It was during this time that Moore began working with Embryo, a magazine he had been publishing with friends, which led to his involvement in the Northhampton Art Lab. Moore married in 1974, eventually having two daughters, Amber and Leah.
In 1979, Moore began working as a cartoonist for the weekly music magazine Sounds, in which a detective story called Roscoe Moscow appeared under the pseudonym Curt Vile. Eventually, though, Moore concluded that he was a poor artist and decided to focus his efforts on writing instead.
Moore's early contributions were to Doctor Who Weekly and the famous science-fiction title 2000 AD, under which Moore created several popular series, such as The Ballad of Halo Jones, Skizz, and D.R. & Quinch. Moore then worked for Warrior, a British anthology magazine. It was on this title that Moore began two important series: Marvelman (known in the United States as Miracleman), a revisionist superhero series, and V For Vendetta, Moore's groundbreaking tale of the fight for freedom and dignity in a fascist and dystopian Britain, both of which earned him the British Eagle Awards for Best Comics Writer in 1982 and 1983.Moore's exceptional writing talent won him his first American series, Saga of the Swamp Thing. Moore reinvented the character, while at the same time revolving his plot around tough topics (gun control, racism, nuclear waste, etc.). Moore displayed great depth and insight in his work, demonstrating that he was able to write on a wide range of topics and situations. Moore's stories set the pace for the "Sophisticated Suspense" by which most comics under DC's Vertigo line operate under today.
In addition to Saga of the Swamp Thing, Moore also penned several other DC titles, such as Tales of the Green Lantern Corps, a Batman Annual and several Superman stories.
In 1986, while DC Comics was reconstructing their comic's universe, Moore quietly came out with Watchmen. Watchmen, in conjunction with Frank Miller's Batman: The Dark Knight Returns, redefined the comics book medium, and changed the tone of comics to this very day.
Watchmen's complex script provided a realistic portrayal of superheroes in a world that neither understood, nor trusted them. Considered by some to be the greatest comic ever produced, Moore was riding on a high. Watchmen, became the first comic book to be a recipient of the prestigious Hugo Award.
Moore finished his run on Swamp Thing, completed the V For Vendetta storyline under DC Comics and wrote quite possibly the best Joker story ever in Batman: The Killing Joke.

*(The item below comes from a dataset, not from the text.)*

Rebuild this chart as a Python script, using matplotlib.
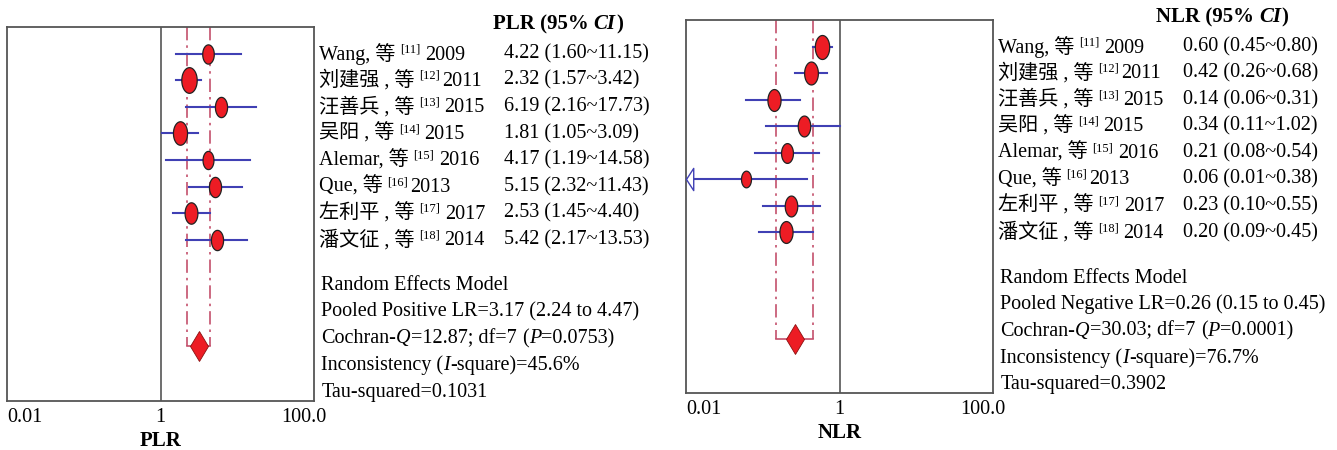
import matplotlib
matplotlib.use("Agg")
import matplotlib.pyplot as plt
import matplotlib.transforms as mtransforms
from matplotlib.path import Path
import numpy as np

plt.rcParams['font.family'] = ['Liberation Serif', 'Noto Sans CJK SC', 'DejaVu Sans']

# study labels
studies = ["Wang, 等", "刘建强 , 等", "汪善兵 , 等", "吴阳 , 等",
           "Alemar, 等", "Que, 等", "左利平 , 等", "潘文征 , 等"]
refs = ["[11]", "[12]", "[13]", "[14]", "[15]", "[16]", "[17]", "[18]"]
years = ["2009", "2011", "2015", "2015", "2016", "2013", "2017", "2014"]

# positive likelihood ratio
plr = [4.22, 2.32, 6.19, 1.81, 4.17, 5.15, 2.53, 5.42]
plr_lo = [1.60, 1.57, 2.16, 1.05, 1.19, 2.32, 1.45, 2.17]
plr_hi = [11.15, 3.42, 17.73, 3.09, 14.58, 11.43, 4.40, 13.53]
plr_weight = [10.3, 18.3, 11.4, 15.3, 9.2, 11.4, 12.7, 11.4]
plr_pooled = (3.17, 2.24, 4.47)
plr_stats = ("12.87", "7", "0.0753", "45.6%", "0.1031")

# negative likelihood ratio
nlr = [0.60, 0.42, 0.14, 0.34, 0.21, 0.06, 0.23, 0.20]
nlr_lo = [0.45, 0.26, 0.06, 0.11, 0.08, 0.01, 0.10, 0.09]
nlr_hi = [0.80, 0.68, 0.31, 1.02, 0.54, 0.38, 0.55, 0.45]
nlr_weight = [16.0, 14.6, 13.3, 12.1, 10.9, 7.7, 12.1, 13.3]
nlr_pooled = (0.26, 0.15, 0.45)
nlr_stats = ("30.03", "7", "0.0001", "76.7%", "0.3902")

xticks = [0.01, 1, 100]
xtick_labels = ["0.01", "1", "100.0"]

RED = '#ed1c24'
BLUE = '#4040b4'
PINK = '#c4506c'
GREY = '#555555'
FS = 14.5

t = np.linspace(0, 2 * np.pi, 60)
ellipse = Path(np.column_stack([0.6 * np.cos(t), np.sin(t)]))
arrow_head = Path([(0, 0), (0.65, 1), (0.65, -1), (0, 0)],
                  [Path.MOVETO, Path.LINETO, Path.LINETO, Path.CLOSEPOLY])


def chain(ax, x, y, pieces, trans):
    # pieces: (text, gap in points, raise fraction, text props)
    s, _, _, props = pieces[0]
    first = ax.text(x, y, s, transform=trans, va='center', ha='left', **props)
    prev = first
    for s, gap, dy, props in pieces[1:]:
        prev = ax.annotate(s, xy=(1, dy), xycoords=(prev, first), xytext=(gap, 0),
                           textcoords='offset points', va='bottom', ha='left', **props)
    return first


def forest(fig, rect, name, label, vals, lo, hi, weight, pooled, stats, desc):
    ax = fig.add_axes(rect)
    ax.set_xscale('log')
    ax.set_xlim(xticks[0], xticks[-1])
    ax.set_ylim(14.05, 0)
    ax.set_xticks([])
    ax.set_yticks([])
    ax.minorticks_off()
    for sp in ax.spines.values():
        sp.set_color(GREY)
        sp.set_linewidth(1.3)

    ax.axvline(1, color=GREY, lw=1.2, zorder=1)

    pe, plo, phi = pooled
    ydia = 12
    for xv in (plo, phi):
        ax.plot([xv, xv], [0, ydia], color=PINK, lw=1.2, dashes=(8, 3, 1.5, 3), zorder=2)
    ax.plot([plo, phi], [ydia, ydia], color=PINK, lw=1.2, zorder=2)
    ax.plot([pe], [ydia], marker='d', ms=15, color=RED, mec='#8a1010', mew=0.6, zorder=4)

    xmin = xticks[0]
    for i in range(len(vals)):
        y = i + 1
        left = max(lo[i], xmin)
        ax.plot([left, hi[i]], [y, y], color=BLUE, lw=1.5, zorder=3)
        if lo[i] <= xmin:
            ax.plot([xmin], [y], marker=arrow_head, ms=16, mfc='white', mec=BLUE,
                    mew=1.0, ls='none', zorder=3, clip_on=False)
        ms = 0.72 * 6.0 * np.sqrt(weight[i])
        ax.plot([vals[i]], [y], marker=ellipse, ms=ms, mfc=RED, mec='#222222',
                mew=0.9, ls='none', zorder=4)

    trans = ax.get_yaxis_transform()  # x in axes, y in data
    trans_b = ax.get_xaxis_transform()  # x in data, y in axes

    # x tick labels
    for v, s in zip(xticks, xtick_labels):
        tr = trans_b
        ha = 'center'
        if v == xticks[0]:
            ha = 'left'
        elif v == xticks[-1]:
            tr = mtransforms.offset_copy(trans_b, fig=fig, x=-10, units='dots')
        ax.text(v, -0.045, s, transform=tr, ha=ha, va='center', fontsize=FS)
    ax.text(0.5, -0.108, label, transform=ax.transAxes, ha='center', va='center',
            fontsize=15, fontweight='bold')

    # header
    bold = dict(fontsize=15, fontweight='bold')
    chain(ax, rect_header_x[name], -0.1,
          [(f"{label} (95%", 0, 0, bold),
           ("CI", 3.5, 0, dict(fontsize=15, fontweight='bold', fontstyle='italic')),
           (")", 0.5, 0, bold)], trans)

    # study rows
    reg = dict(fontsize=FS)
    sup = dict(fontsize=9)
    for i in range(len(vals)):
        y = i + 1
        gap = 1.5 if refs[i] in ("[12]", "[16]") else 3.5
        chain(ax, 1.015, y,
              [(studies[i], 0, 0, reg),
               (refs[i], 3.5, 0.42, sup),
               (years[i], gap, 0, reg)], trans)
        ax.text(1.62, y, f"{vals[i]:.2f} ({lo[i]:.2f}~{hi[i]:.2f})", transform=trans,
                va='center', ha='left', fontsize=FS)

    # summary block
    q, df, p, i2, tau = stats
    it = dict(fontsize=FS, fontstyle='italic')
    ys = [9.72 + k * 1.0 for k in range(5)]
    ax.text(1.024, ys[0], "Random Effects Model", transform=trans, va='center', fontsize=FS)
    ax.text(1.024, ys[1], f"Pooled {desc} LR={pe:.2f} ({plo:.2f} to {phi:.2f})",
            transform=trans, va='center', fontsize=FS)
    chain(ax, 1.024, ys[2],
          [("Cochran-", 0, 0, reg), ("Q", 0, 0, it), (f"={q}; df={df}", 0, 0, reg),
           ("(", 4, 0, reg), ("P", 0, 0, it), (f"={p})", 0, 0, reg)], trans)
    chain(ax, 1.024, ys[3],
          [("Inconsistency (", 0, 0, reg), ("I", 0, 0, it), (f"-square)={i2}", 0, 0, reg)],
          trans)
    ax.text(1.024, ys[4], f"Tau-squared={tau}", transform=trans, va='center', fontsize=FS)
    return ax


rect_header_x = {"plr": 1.583, "nlr": 1.531}

fig = plt.figure(figsize=(13.37, 4.5), dpi=100)
forest(fig, [7 / 1337, 1 - 401 / 450, 307 / 1337, 374 / 450], "plr", "PLR",
       plr, plr_lo, plr_hi, plr_weight, plr_pooled, plr_stats, "Positive")
forest(fig, [686 / 1337, 1 - 393 / 450, 307 / 1337, 373 / 450], "nlr", "NLR",
       nlr, nlr_lo, nlr_hi, nlr_weight, nlr_pooled, nlr_stats, "Negative")

fig.savefig("out.png", dpi=100)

However, Moore was very unhappy with the fact that he didn't own the rights to Watchmen, nor did he feel that he was receiving adequate royalties from the series.
Furthermore, at the time there were discussions of implementing a comic book ratings system, of which Moore was firmly against. In the late 80's, Moore left DC and mainstream comics to work strictly for the smaller, independent publishers.
Once free of DC, Moore began several projects. In 1988, Moore set up his own publishing imprint called Mad Love Publishing. Moore began working on a screenplay with Sex Pistols manager, Malcolm McLaren, called Fashion Beast, though the film never came about.
He also began work on Big Numbers with artist Bill Sienkiewicz and began two series for Stephen Bissette's Taboo, called Lost Girls with artist Melinda Gebbie, and Moore's ground-breaking series, From Hell. From Hell reconstructed the Jack the Ripper murders in meticulous detail. Moore also did a personal story called A Small Killing, with artist Oscar Zarate. Self-publishing, however, was not good to Moore. Of the series begun during this period, only A Small Killing and From Hell have seen completion.
Moore eventually began working with Image Comics, a new comics company run by a group of very popular young artists and writers. With this company, Moore penned 1963, sort of an atonement for the bad writing from other writers that resulted in the comics medium as a result of the Watchmen. He also wrote several stories for Todd McFarlane's Spawn character.
Perhaps the greatest treasure to appear under the Image imprint was Moore's revamp of the Supreme series. Supreme was a thinly-veiled version of Superman created by artist Rob Liefeld. Moore's take on the character was both nostalgic and inventive, harking back to the early days of DC Comics. Unfortunately, the series was halted due to financial problems and the final two issues have yet to see print.
Currently, Moore has his own imprint, America's Best Comics (ABC), under which he's once again paving new territory with several new series: The League of Extraordinary Gentlemen, Promethea, Tom Strong, Tom Strong's Terrific Tales, Tomorrow Stories and Top Ten. Moore's other projects include CD's and a book or two
in addition to his desire to become a magician.
Alan Moore lives in Northampton, England.